Welcome to the latest edition of Investigative Roundup, highlighting some of the best investigative reporting on healthcare each week.
Inside Hahnemann's Demise
Was Hahnemann University Hospital's demise the result of an overconfident CEO, or was it a ploy all along to get at valuable Philadelphia real estate?
explores the question, focusing on the role of Joel Freedman, founder and CEO of private equity firm Paladin Healthcare Capital.
When Paladin bought Hahnemann in early 2018 -- through its subsidiary American Academic Health System -- staff were hopeful: they'd been unhappy with poor management by for-profit parent Tenet Healthcare.
Freedman had managed other hospitals with a substantial low-income population: Howard University Hospital in Washington, D.C., and some smaller hospitals in Los Angeles. Initially, he had proposed well-received reforms, but over time it appeared he'd made some miscalculations about the hospital's finances.
Freedman had expected to rely on a boost from Disproportionate Share payments, but possibly wasn't aware that Pennsylvania had capped these. He also had a revolving door of executive management, with few lasting long enough to make any changes. He folded tertiary care programs, which generated revenues from specialty services, such as heart transplantation.
"If Tenet couldn't get any more juice out of it, there was no more juice left to get," Jill Tillman, a healthcare executive at Drexel, told the New Yorker.
Hahnemann defaulted on one of its key loans in May 2019 and filed for bankruptcy a month later. Its valuable real estate was not part of the bankruptcy, as Freedman had placed it in a separate holding company when it was acquired (though this isn't an unusual move for private equity firms).
Like the pandemic that soon followed, the closure took its heaviest toll on the socioeconomically disadvantaged population it existed to serve.
"What I feel about this whole event is that it's moral injury at a corporate level," said Lia Logio, MD, a former internal medicine physician at the hospital. "Health care is supposed to be about taking care of the patients. Helping people to have long, flourishing lives, with limited illness and limited pain. Somehow, it isn't a priority."
Fauci: Society "Totally Nuts"
There were few surprises in a recently released trove of emails from Anthony Fauci, MD -- he responds at 1:53 a.m., he never directly criticizes Trump -- but the into what life was like for the NIAID director in March and April 2020.

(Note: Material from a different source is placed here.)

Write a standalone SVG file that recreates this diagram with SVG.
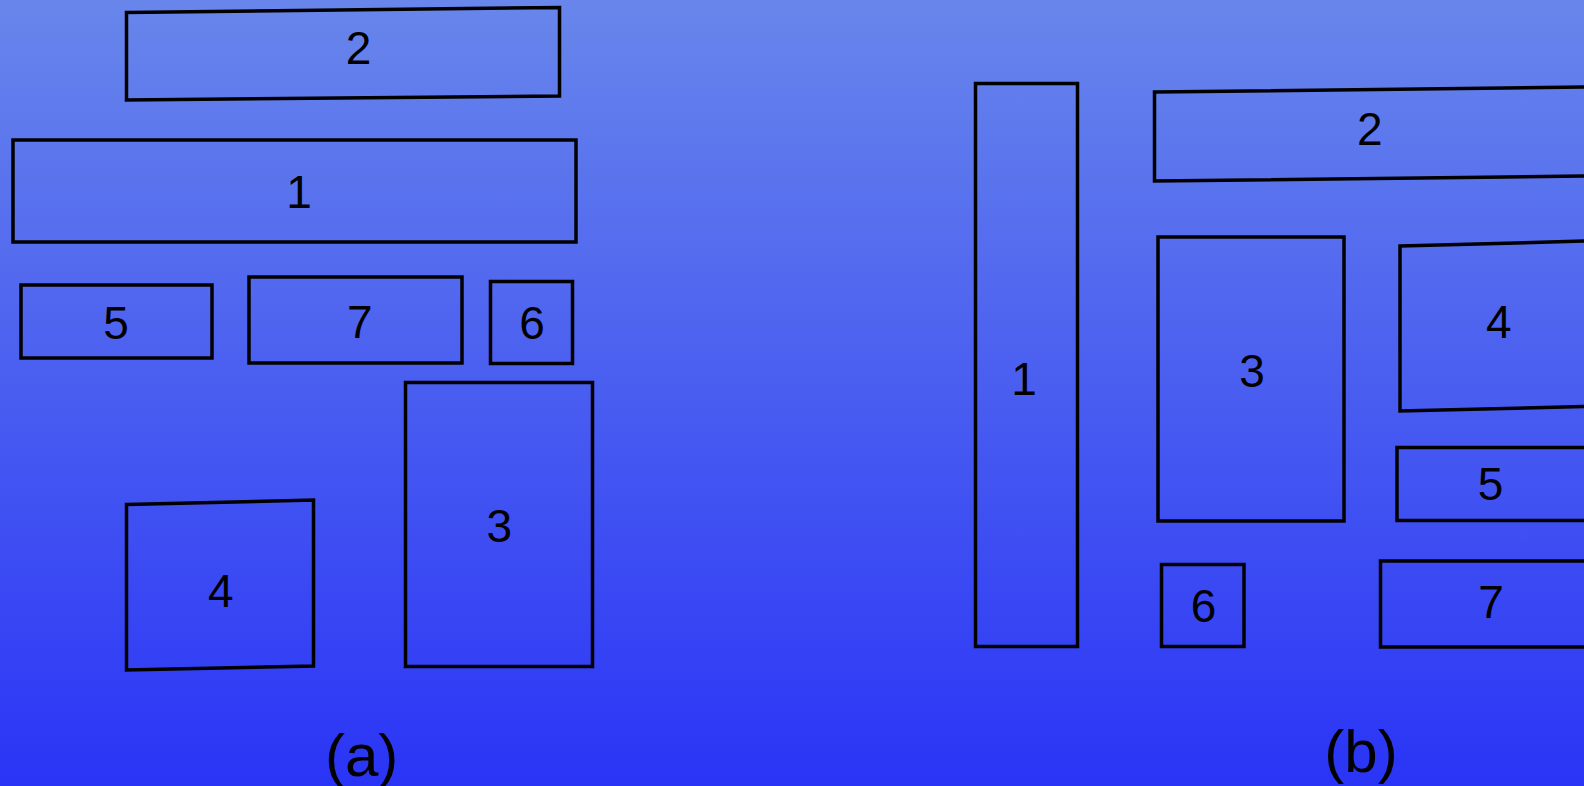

The correspondence during the early months of the pandemic -- all 866 pages of it, obtained by the news outlet via a Freedom of Information Act request -- ranged from light to serious, and showed that Fauci was in high demand. PayPal wanted him to speak to its 23,000 employees. Walt Disney Co. executive chairman Robert Iger was very supportive of a Fauci documentary that's slated to air later this year. An advisor to Bill Gates expressed his concerns about Fauci's health. The medical director of the National Football League Players Association wanted advice on how to open the next season.
Rep. Fred Upton (R-Mich.) asked if anyone taking hydroxychloroquine for lupus had developed COVID-19. Fauci noted that the data weren't in yet, but that it was likely. Upton urged Fauci to "Keep being a science truth teller."
Fauci also maintained ties with George Gao, PhD, head of the Chinese Center for Disease Control and Prevention. When Gao learned Fauci was receiving threats, he wrote to check in. Fauci thanked him and assured him that, "All is well despite some crazy people in this world."
In one email, Fauci got a Google News alert with his name, with an article titled, "Cuomo Crush and Fauci Fever -- Sexualization of These Men Is a Real Thing on the Internet." Fauci forwarded the note, encouraging the redacted recipient to open the link: "It will blow your mind," he wrote. "Our society is really totally nuts."
Law Firm Rallies Anti-Vax Sentiment
One New York law firm is stirring up a substantial amount of attention around challenging vaccine mandates, .
Siri & Glimstad is serving as co-counsel in a vaccine mandate case against the Durham County Sheriff's Office in North Carolina, and has sent warning letters to a nursing home in Wisconsin and to Rutgers and Princeton universities in New Jersey.
One Texas non-profit, the Informed Consent Action Network (ICAN), has previously put out a call for plaintiffs who want to challenge mandates and pledged support to them. The group has connections to Siri & Glimstad; in their 2019 tax filing, the most recent year for which data were available, ICAN paid the firm $1.3 million.
In their letters and challenges, Siri & Glimstad have argued that mandating shots that only have emergency use authorization is illegal and unenforceable, and have also pointed to the Nuremberg Code when making accusations about violating ethics around human experimentation.
The firm, however, wasn't involved in a recent lawsuit by employees against Houston Methodist's vaccine mandate. Its influence also appears to be slowing in that ICAN has said it is no longer seeking plaintiffs, according to the Washington Post. In addition, the Equal Employment Opportunity Commission has said businesses can mandate vaccinations for employees, and both Moderna and Pfizer have submitted applications to the FDA for full approval of their vaccines.